Original Author: Deborah Hardoon, Poverty & Inequality Lead | Development Initiatives 


The Leave No One Behind commitment puts the most marginalised and vulnerable people at the centre of efforts to reduce poverty and inequality around the world. This requires the identification and targeting of the furthest behind as well as empowering individuals and groups to challenge the structural drivers of exclusion that they face, including in the process of generating data and evidence. 

Intersectional analysis of multidimensional poverty data to identify who is furthest behind 

Data that measures multiple dimensions of poverty and includes variables that can enable a disaggregated analysis, by things like gender, geography and their intersection, can tell us who is furthest behind and on what dimensions of poverty. Quantitative data collected through censuses, nationally-representative household surveys such as the DHS or MICs  programmes, or by international agencies seeking comparable statistics on health or economic outcomes can be extremely detailed, granular and useful for ensuring that policies and programmes target the outcomes that matter for the furthest behind. 

But it is limited. Coverage of these data sets can often miss the most marginalised groups; homeless or incarcerated populations for example often do not feature in these survey samples. A lot of this data is several years out of date. It may also fail to ask the most locally-relevant questions with respect to the dimensions of poverty that really matter, identify the sensitive or stigmatising variables, such as ethnicity, or sexuality, that are the basis for people’s exclusion, or relate to the particular policy questions that national actors are grappling with. 

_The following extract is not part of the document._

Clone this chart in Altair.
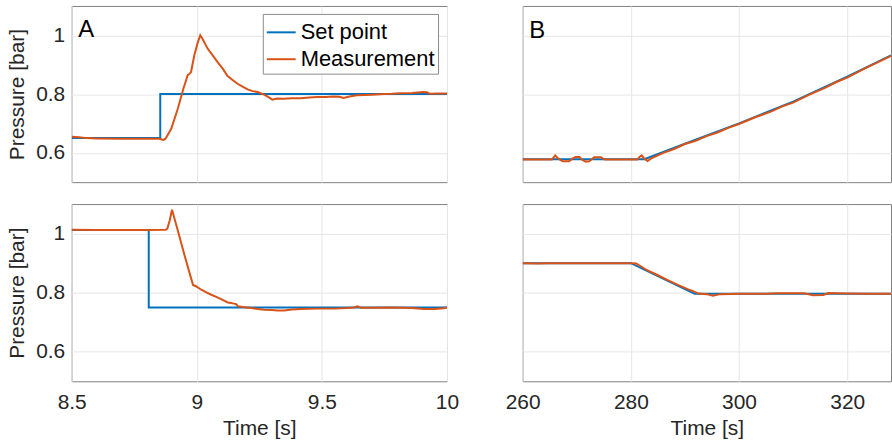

Meaningful inclusion of people throughout the data life cycle to shift power imbalances

Beyond focussed targeting, a LNOB approach should also seek to challenge the structural drivers of inequality that exclude people in the first place. Data and evidence can help to shed light on what these drivers are, and what barriers to inclusion people face. Statistical analysis of the data sets described above can start to identify potential causal relationships, complemented by a range of more qualitative analysis, reviewing the political economy for example, can help to understand why there may be measurable inequalities between different groups.

But this can only take you so far. Analysis that recognises the furthest behind as only as passive data points will fail to use the opportunity of the process of data collection, analysis and dissemination to change how people can have a voice and be empowered in their own development.


Nationally owned and inclusive data can address many of the limitations associated with commonly used internationally comparable data sets. 


Data landscaping recognises the importance of an integrated and sustainable data ecosystem as foundational to any data analysis 

DI’s systematic ‘data landscaping’ reviews not only the indicators that can tell you about people’s outcomes in existing data sets, but also the quality of that data, the infrastructure that sits behind it and its integration with the wider data ecosystem. If data is to be used systematically to leave no one behind, it needs to be consistently robust, timely and relevant, with data use embedded within decision making structures and institutions. 

We identified how nationally-owned administrative data in particular has the potential to be the most vital, timely and relevant sources of data that can practicably inform decision making. Thai data is asking relevant questions to inform policies, because it’s collecting data at the point of service delivery, in the language of the departments and ministries that make sense in the national context. But unfortunately, this is yet to fulfil its potential in many countries, in part due to development finance in support of statistics not giving sufficient focus towards strengthening these systems in a coherent way that promotes national ownership. This is a topic of focus in the upcoming Global Partnership 2022 Effective Development Co-operation Summit.


A foundational data ecosystem

Source: Development Initiatives, 2020. Digital civil registration and legal identity systems: A joined-up approach to leave no one behind. Chapter 4.See Figure 11: First steps for a sustainable data ecosystem to improve service delivery.


Community-generated data can fill in important gaps 

The process of collecting, managing, analysing and sharing data can also play a role in challenging the norms and power dynamics that can drive inequalities. By putting people and their interests at the centre of the data lifecycle, rather than simply being subjects of diagnostics, the data process itself can be a powerful tool to leave no one behind.   

We have been working with the Leave No One Behind Partnership to support efforts to put data that captures people’s lived experiences, priorities and interests at the heart of decision-making spaces. Seven different country coalitions have identified population groups or issues where the data is inadequate to ensure informed decision making, and have been working to fill these gaps with community generated data (CGD). 

CGD is different from official statistics. The resources, data collection systems and infrastructure are not comparable. But that does not make this data invalid, rather, when collected, stored, analysed and shared using a transparent and robust approach, it can provide essential insights that the most rigorous survey would miss. DI are supporting these coalitions to ensure transparency and robustness in the CGD process, so this data can be used effectively to empower marginalised groups, by making their voices heard and count and influence decking making.